Asylums KILLER BRAIN WAVES
[Uscita: 29/07/2016]
Inghilterra #consigliatodadistorsioni
Basta l’attacco nerastro e abrasivo del brano d’apertura, Second Class Sex, per credere di trovarsi di fronte agli zombie dei redivivi Eighties Matchbox B-Line Disaster di “The Royal Society”, con tutta l’eleganza carnivora del loro horror punk di serie B. Ma subito i raggi di un sole caldo illuminano l’anfetamina di dodici pezzi da tre minuti, rapidi, serrati e con quel dolciastro gusto tra il revival surf di fine anni ‘80 e il brit pop più scatenato (Sunday Commuters). Sono appena momenti, perché sulla superficie giallastra di birra galleggiano ancora echi de “La notte dei morti viventi” (l’ululato lunare di Monisylabic Saliva), qualche fumetto porno dimenticato sotto il cuscino e perfino un violento colpo di coda che flirta con l’hardcore intellettuale degli Husker Du come avviene nella fulminante The Death Of Television (previsione o affermazione?).
“Killer Brain Waves”, l’esordio del giovane quartetto britannico Asylums, classico combo con doppia chitarra, basso e batteria, preceduto da una lunga trafila di singoli, si muove tra queste coordinate, rimanendo solo a tratti invischiato nell’ombra lunga dei Green Day (Missing Persons e il power pop di Born To Not Belong) e di un college rock alternativo, abbastanza scanzonato per essere colonna sonora di un nuovo serial di MTV, ma senza poi esagerare troppo né dal lato horror, né da quello demenziale.
Lontano da “Animal House” dunque, ma bisogna ammettere che per un gruppo esordiente, dalle pure radici DIY, il risultato è spassoso e ben prodotto, dalle armonie vocali ad un songwriting per nulla rivoluzionario ma sempre fresco e assolutamente a fuoco, che non rinnega la melodia nei chorus ed è sostenuto da una band che gira a 1000, trovando sempre il fuzz giusto senza sbagliare un colpo anche nei ritmi più frenetici. In verità, non li diresti affatto britannici, quanto piuttosto californiani zona Los Angeles, non fosse per quella vena di umorismo nero (che inizia dalla copertina...) e per quel bell’equilibrio percepibile lungo tutti i 35 minuti del disco.

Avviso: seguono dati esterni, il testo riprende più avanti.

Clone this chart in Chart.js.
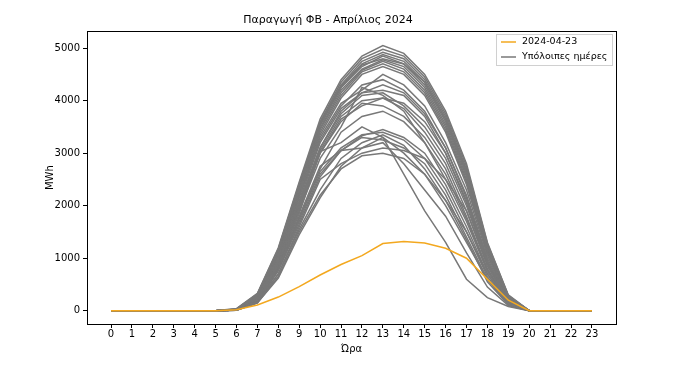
<!DOCTYPE html>
<html><head><meta charset="utf-8">
<script src="https://cdn.jsdelivr.net/npm/chart.js@4.4.1/dist/chart.umd.min.js"></script>
<style>html,body{margin:0;padding:0;background:#fff}#wrap{width:700px;height:367px}</style>
</head><body><div id="wrap"><canvas id="c" width="700" height="367"></canvas></div>
<script>
const hours = [0,1,2,3,4,5,6,7,8,9,10,11,12,13,14,15,16,17,18,19,20,21,22,23];
const yTicks = [0,1000,2000,3000,4000,5000];
const highlightLabel = "2024-04-23";
const otherLabel = "Υπόλοιπες ημέρες";
const highlightDay = [0,0,0,0,0,0,20,110,260,460,680,880,1050,1280,1320,1290,1190,1000,600,200,0,0,0,0];
// values for hours 6..19 (other hours are 0)
const otherDaysCore = [
 [40,330,1200,2450,3650,4400,4850,5050,4900,4500,3800,2800,1300,300],
 [35,320,1180,2420,3600,4350,4800,4980,4850,4450,3750,2750,1280,290],
 [30,300,1150,2400,3580,4300,4750,4920,4800,4400,3700,2700,1250,280],
 [30,310,1150,2380,3550,4280,4700,4880,4750,4350,3650,2650,1220,270],
 [25,290,1120,2350,3520,4250,4680,4800,4700,4300,3600,2600,1200,260],
 [25,280,1100,2300,3480,4200,4600,4780,4650,4250,3550,2550,1180,250],
 [20,270,1080,2280,3450,4150,4580,4750,4600,4200,3500,2500,1150,240],
 [20,260,1050,2250,3400,4100,4550,4700,4550,4150,3450,2450,1120,230],
 [20,250,1000,2200,3350,4050,4500,4650,4500,4100,3400,2400,1100,220],
 [25,300,1150,2350,3550,4250,4650,4850,4700,4350,3650,2650,1230,270],
 [20,260,1050,2200,3300,3950,4200,4500,4300,3900,3200,2300,1050,210],
 [20,250,1000,2150,3250,3900,4300,4400,4200,3800,3100,2200,1000,200],
 [15,240,980,2100,3200,3850,4150,4200,4100,3700,3000,2100,950,190],
 [15,230,950,2050,3100,3750,4100,4150,3900,3500,2900,2000,900,180],
 [15,220,920,2000,3050,3700,4000,4050,3850,3400,2800,1900,850,170],
 [15,210,900,1950,3000,3600,3950,3900,3700,3300,2700,1800,800,160],
 [15,200,880,1900,2900,3500,4250,4100,3800,3200,2500,1700,750,150],
 [15,210,900,1950,3000,3650,3900,4050,3950,3600,3000,2050,900,170],
 [15,220,930,2050,3100,3800,4150,4300,4150,3750,3100,2150,950,180],
 [15,200,850,1850,3030,3200,3500,3300,3000,2600,2000,1300,600,130],
 [15,190,820,1800,2750,3050,3330,3450,3300,3000,2400,1600,700,140],
 [12,180,800,1750,2650,3100,3350,3400,3250,2900,2300,1500,650,130],
 [12,170,780,1700,2600,3050,3300,3250,3100,2800,2200,1400,600,120],
 [12,180,800,1750,2700,3400,3700,3800,3600,3200,2600,1750,780,150],
 [12,170,760,1650,2550,3050,3100,3300,2600,1900,1300,600,250,80],
 [10,160,700,1600,2500,2800,3000,3100,3050,2900,2500,1900,900,160],
 [10,150,650,1500,2200,2700,2950,3000,2900,2600,2100,1500,700,130],
 [10,150,620,1450,2150,2750,3100,3200,2800,2300,1800,1100,450,100],
 [10,160,700,1550,2300,2900,3200,3350,3150,2700,2100,1350,550,110]
];
const otherDays = otherDaysCore.map(r => [0,0,0,0,0,0, ...r, 0,0,0,0]);

const GRAY = '#787878', ORANGE = '#F3A81F';
const toXY = arr => hours.map((h,i) => ({x:h, y:arr[i]}));
const datasets = [];
otherDays.forEach(d => datasets.push({
  label: otherLabel, data: toXY(d), borderColor: GRAY, borderWidth: 1.5,
  pointRadius: 0, tension: 0, fill: false, order: 2
}));
datasets.push({label: highlightLabel, data: toXY(highlightDay), borderColor: ORANGE, borderWidth: 1.5,
  pointRadius: 0, tension: 0, fill: false, order: 1});

const FONT = "'DejaVu Sans', sans-serif";
const frame = {
  id: 'frame',
  afterDraw(chart) {
    const {ctx, chartArea: a} = chart;
    ctx.save();
    ctx.strokeStyle = '#000'; ctx.lineWidth = 1;
    ctx.strokeRect(Math.round(a.left)+0.5, Math.round(a.top)+0.5, Math.round(a.right-a.left), Math.round(a.bottom-a.top));
    // legend (matplotlib style, upper right inside axes)
    const items = [[highlightLabel, ORANGE], [otherLabel, GRAY]];
    ctx.font = '9.5px ' + FONT;
    const tw = Math.max(...items.map(i => ctx.measureText(i[0]).width));
    const bw = Math.round(5 + 15 + 6 + tw + 5), bh = 31;
    const bx = Math.round(a.right - 4 - bw), by = Math.round(a.top + 3);
    ctx.fillStyle = 'rgba(255,255,255,0.8)';
    ctx.fillRect(bx, by, bw, bh);
    ctx.strokeStyle = '#d0d0d0';
    ctx.strokeRect(bx+0.5, by+0.5, bw, bh);
    items.forEach((it, k) => {
      const yy = by + 8 + k*15;
      ctx.strokeStyle = it[1]; ctx.lineWidth = 1.5;
      ctx.beginPath(); ctx.moveTo(bx+5, yy); ctx.lineTo(bx+20, yy); ctx.stroke();
      ctx.fillStyle = '#000'; ctx.textBaseline = 'middle'; ctx.textAlign = 'left';
      ctx.fillText(it[0], bx + 26, yy);
    });
    ctx.restore();
  }
};

new Chart(document.getElementById('c'), {
  type: 'line',
  data: { datasets },
  options: {
    responsive: false, animation: false,
    layout: { padding: { left: 40, right: 84, top: 0, bottom: 10 } },
    plugins: {
      title: { display: true, text: 'Παραγωγή ΦΒ - Απρίλιος 2024', color: '#000',
        font: { family: FONT, size: 11, weight: 'normal' }, padding: { top: 14, bottom: 4 } },
      legend: { display: false },
      tooltip: { enabled: false }
    },
    scales: {
      x: {
        type: 'linear', min: -1.15, max: 24.15,
        afterBuildTicks: s => { s.ticks = hours.map(v => ({value: v})); },
        afterFit: s => { s.height = 33; },
        ticks: { color: '#000', font: { family: FONT, size: 10 }, maxRotation: 0, autoSkip: false, padding: 0 },
        grid: { display: true, drawOnChartArea: false, tickLength: 4, color: '#000' },
        border: { display: true, color: '#000' },
        title: { display: true, text: 'Ώρα', color: '#000', font: { family: FONT, size: 10 }, padding: { top: 0, bottom: 2 } }
      },
      y: {
        type: 'linear', min: -253, max: 5323,
        afterBuildTicks: s => { s.ticks = yTicks.map(v => ({value: v})); },
        afterFit: s => { s.width = 47; },
        ticks: { color: '#000', font: { family: FONT, size: 10 }, padding: 3, callback: v => String(v) },
        grid: { display: true, drawOnChartArea: false, tickLength: 4, color: '#000' },
        border: { display: true, color: '#000' },
        title: { display: true, text: 'MWh', color: '#000', font: { family: FONT, size: 10 }, padding: { top: 4, bottom: 4 } }
      }
    }
  },
  plugins: [frame]
});
</script>
</body></html>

Un equilibrio non immediato tra l’ovvia matrice punk, l’ironia da techno nerd del nuovo millennio ed il rigore esecutivo da navigati rocker alternativi. Una miscela tanto raffinata da far pensar male ai più radicali e viscerali fan del marciume crestato, ma che strizza l’occhio, senza poi troppa ruffianeria, a chi non si accontenta più degli happy ending dei Phantom Planet. Adatto a chi preferisce una sana satira sul consumismo dilagante nei tempi malati dei social piuttosto che un paio di belle facce da selfie.